Currently accepting clients for Q2 2026

Moderation Is Not Punishment. It Is Reputation Infrastructure.

Every unaddressed comment in your Discord is a message to every new member who reads it. Here is what that costs you.

Daniel Jeong
Daniel Jeong
Author
May 3, 2026
5 min read

image Moderation gets treated as a reactive function in most Discord communities. Someone posts something bad. Someone on the team sees it. Someone responds or removes it. The problem is handled. That is not a moderation system. That is damage control. The distinction matters because damage control only works when someone is watching, and communities run around the clock.

What New Members Actually See

Before a new member decides to engage with a Discord community, they read it. Usually for five to fifteen minutes. They scroll through the public channels. They form an impression of whether this is a place worth their time. During that reading period, the moderation state of your server is visible. A channel with unaddressed complaints, escalating negativity, and zero staff presence reads as a server that is not worth investing in. Not because the negativity is overwhelming, but because the absence of a response signals that nobody in charge is paying attention. Inverted logic applies when moderation is working. A channel where complaints are addressed quickly, where the tone is generally constructive, and where the staff voice is visible and helpful reads as a place that is professionally run. That impression influences whether the new member stays long enough to find value. In most servers, nobody is thinking about the new member's reading experience. The team is focused on the active conversation, not on what the channel looks like to someone arriving for the first time.

The Sentiment Spiral

Unmoderated Discord communities have a consistent pattern. A few vocal negative members establish a tone. Other members who might be positive become reluctant to post because the environment feels hostile. The negative members fill the silence. The tone gets worse. Eventually new members arrive, see the tone, and leave. The positive members who stayed stop checking in. The channel belongs to the negative members by default. This spiral moves faster than most teams expect. A server that felt reasonably healthy three weeks ago can look significantly different after a few weeks of unaddressed escalation. I have worked on servers in this state. The consistent finding is that the negative members are usually a small number of people. In most cases, two to five accounts are responsible for the majority of the negative content. But because the volume is high relative to the constructive content, the perception is that the whole community has turned. Moderation infrastructure interrupts the spiral early, before it becomes visible to new arrivals.

What Infrastructure-Level Moderation Actually Requires

There are four components to moderation infrastructure that actually works at scale. The first is automated phrase detection. Certain types of negative content are predictable.
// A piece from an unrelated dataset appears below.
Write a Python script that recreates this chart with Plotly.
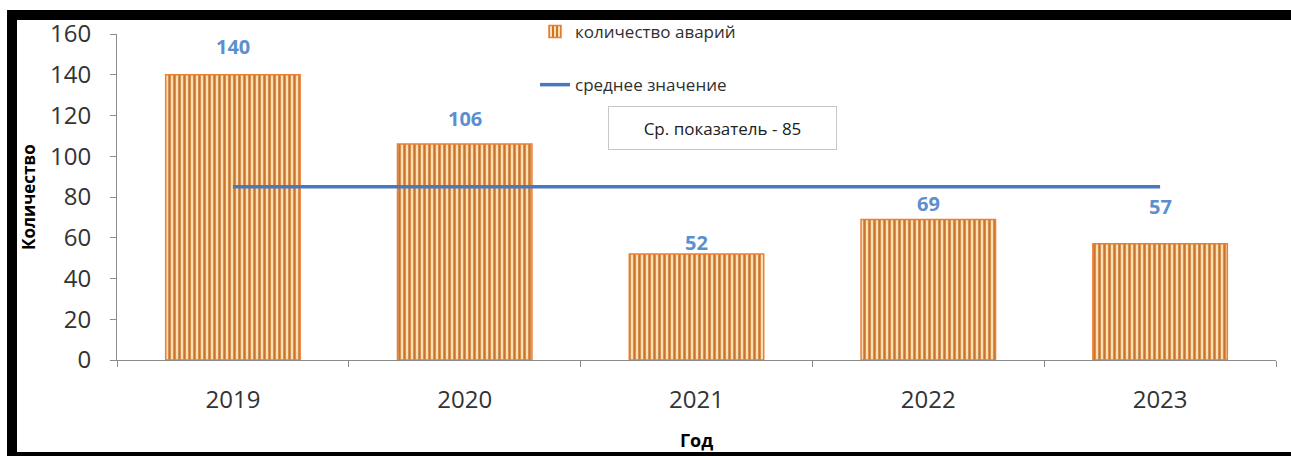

Product quality complaints, calls to not purchase, brand criticism — these follow patterns. Automated detection can flag or remove these posts and simultaneously open a private thread with the member. The private thread allows the team to address the concern directly without the complaint sitting in a public channel building an audience. This is not about silencing legitimate criticism. It is about routing it to the right place. A member with a real quality concern deserves a real response. That response happens more effectively in a private thread than in a public channel where other frustrated members can pile on. The second component is scheduled rule reminders. Most servers post rules once in a pinned message and assume members read them. They do not. Regular visible reminders of community standards, posted during high-traffic hours, accomplish two things. They remind existing members of the behavioral expectations. They signal to new members that the rules are enforced, not decorative. The third component is pre-built response frameworks for common issues. Product quality complaints. Shipping delays. Brand controversies. Anything that comes up repeatedly should have a documented response that any team member can adapt and send within minutes. This compresses response time from hours to seconds and guarantees consistency of tone. The fourth component is a staffing model that covers the hours when the server is most active. A moderation system that only operates during business hours covers roughly a third of the hours when your community is most engaged. Understanding your peak activity hours and ensuring coverage during those hours is a baseline operational requirement.

The Reputation Cost of Inaction

Every hour that a negative comment sits unanswered in a public channel is an hour that new members are reading it and forming their conclusion. The community is a public record of how your brand responds when things are not going perfectly. Companies that respond thoughtfully, consistently, and quickly to community concerns build trust with the people who are watching. Companies that let complaints sit build a different kind of reputation. Moderation infrastructure is not an expense. It is an investment in the quality of the signal your community sends to everyone who reads it before deciding whether to stay.